– Спасибо, – улыбнулась новенькая, и Миллер понял, что пора уходить. Помогать ей расставлять банки он не мог – негоже профессору выполнять даже не сестринскую, а санитарскую работу.

– Я хотел спросить, как вас зовут, – пробормотал он, глядя, как девушка залезает на стул, чтобы достать до верхних полок. – Мне нужно записать вашу фамилию в протокол операции.

– Таня Усова, – сказала она сверху и наклонилась за порцией банок с растворами. Халат обтянул попу, приподнялся сзади, открыв трогательные ямочки под коленками, и Миллер поспешно уставился в окно. Он вдруг ощутил неловкость – нет, не от вожделения, а от мысли, что хочет обойти девушку с другой стороны и увидеть, как при наклоне в вырезе халата открывается ее грудь. Это было странное, стыдное для взрослого мужчины желание, и, конечно, следовало немедленно уйти, но вместо этого Миллер стоял, прижавшись лицом к стеклу, и с непонятной для себя радостью переживал подростковое томление духа.

– А где все? – спросил он. – Я хотел поговорить со старшей сестрой, но никого на рабочем месте не обнаружил. Куда же они исчезли, Таня?

– Так распродажа сегодня!

– А… – Примерно раз в месяц предприимчивые ребята, мотающиеся в Финляндию, устраивали базар в фойе клиники. Продавали мартини, кофе, чистящие средства и одежду финского происхождения по приемлемым ценам. Иногда Миллер, если попадал на распродажу, тоже что-то покупал, но, как правило, никто не удосуживался сообщить ему, что приехали «челноки» и пора заняться шопингом. – Почему же вы не пошли?

– Как на грех уже сделала все покупки.

Миллер вздохнул. Он был прав: милые медсестры точно решили сделать из новенькой козу отпущения. Умотали на распродажу, отправили ее одну за растворами, хотя в одиночку очень тяжело тащить огромную каталку. И расставлять банки вдвоем гораздо удобнее – одна подает, другая ставит. «Решили отомстить ей за то, что она такая хорошая сестра? И за то, что я ее похвалил? Да, раньше я никого не хвалил, так и не за что было. А ну их всех к черту, пусть видят!»

И Миллер принялся подавать Тане Усовой банки с растворами.

– Ой, нет! – замахала она руками. – Не трудитесь!

– Что вы, какой труд!

– Дмитрий Дмитриевич, идите отдыхайте. Намаялись на операции.

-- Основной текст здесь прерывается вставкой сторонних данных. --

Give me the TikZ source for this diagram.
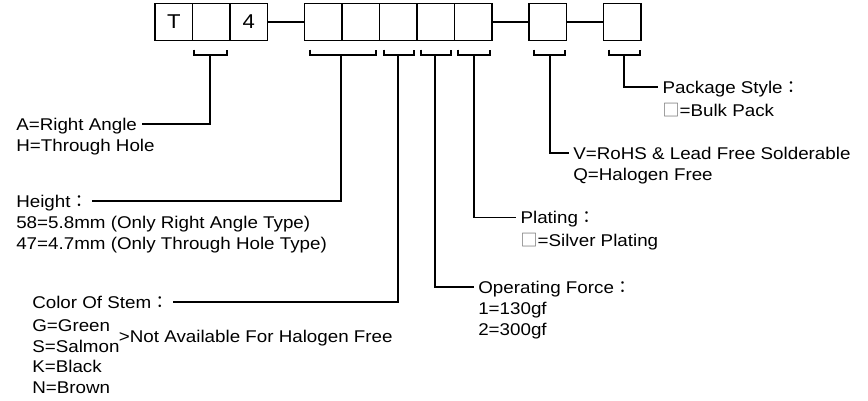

– А вы? Вы же стояли рядом со мной.

Таня засмеялась:

– Сравнили мою работу и вашу! Мое дело маленькое – иглодержатели заряжать, а у вас такое нервное напряжение! Ведь жизнь человека от вас зависит, шутка ли?

– Странно, что вы это понимаете. Обычно наши сестры думают, что я оперирую исключительно ради собственного развлечения и на операции трудятся только они, а я получаю удовольствие.

– Как можно? Идите, Дмитрий Дмитриевич, отдыхайте, – повторила она. – Сейчас девочки вернутся, и мы тут за пять минут справимся.

Что ж, он попрощался и ушел, жалея, что люди, ценящие чужой труд больше, чем свой собственный, встречаются так редко.


В конце недели у Миллера было много дел в городе, и в пятницу он приехал в клинику только после обеда. Здороваясь с ним и принимая у него плащ и зонтик, молодая гардеробщица вдруг захихикала. Дмитрий Дмитриевич надменно шевельнул бровью, обернулся к зеркалу причесаться, и тут ему стала ясна причина ее веселья.

Его собственный большой фотопортрет, уже несколько лет висевший в холле клиники, был безнадежно испорчен. Неизвестный художник внес коррективы в мужественный облик профессора.

Миллер подошел ближе. Его персону снабдили лихо закрученными кавалерийскими усами, ленинской эспаньолкой, парочкой страшных зубов, торчащих изо рта, искривленного в гнуснейшей ухмылке, а также небольшими рожками. В качестве завершающего штриха пририсовали шкиперскую трубку.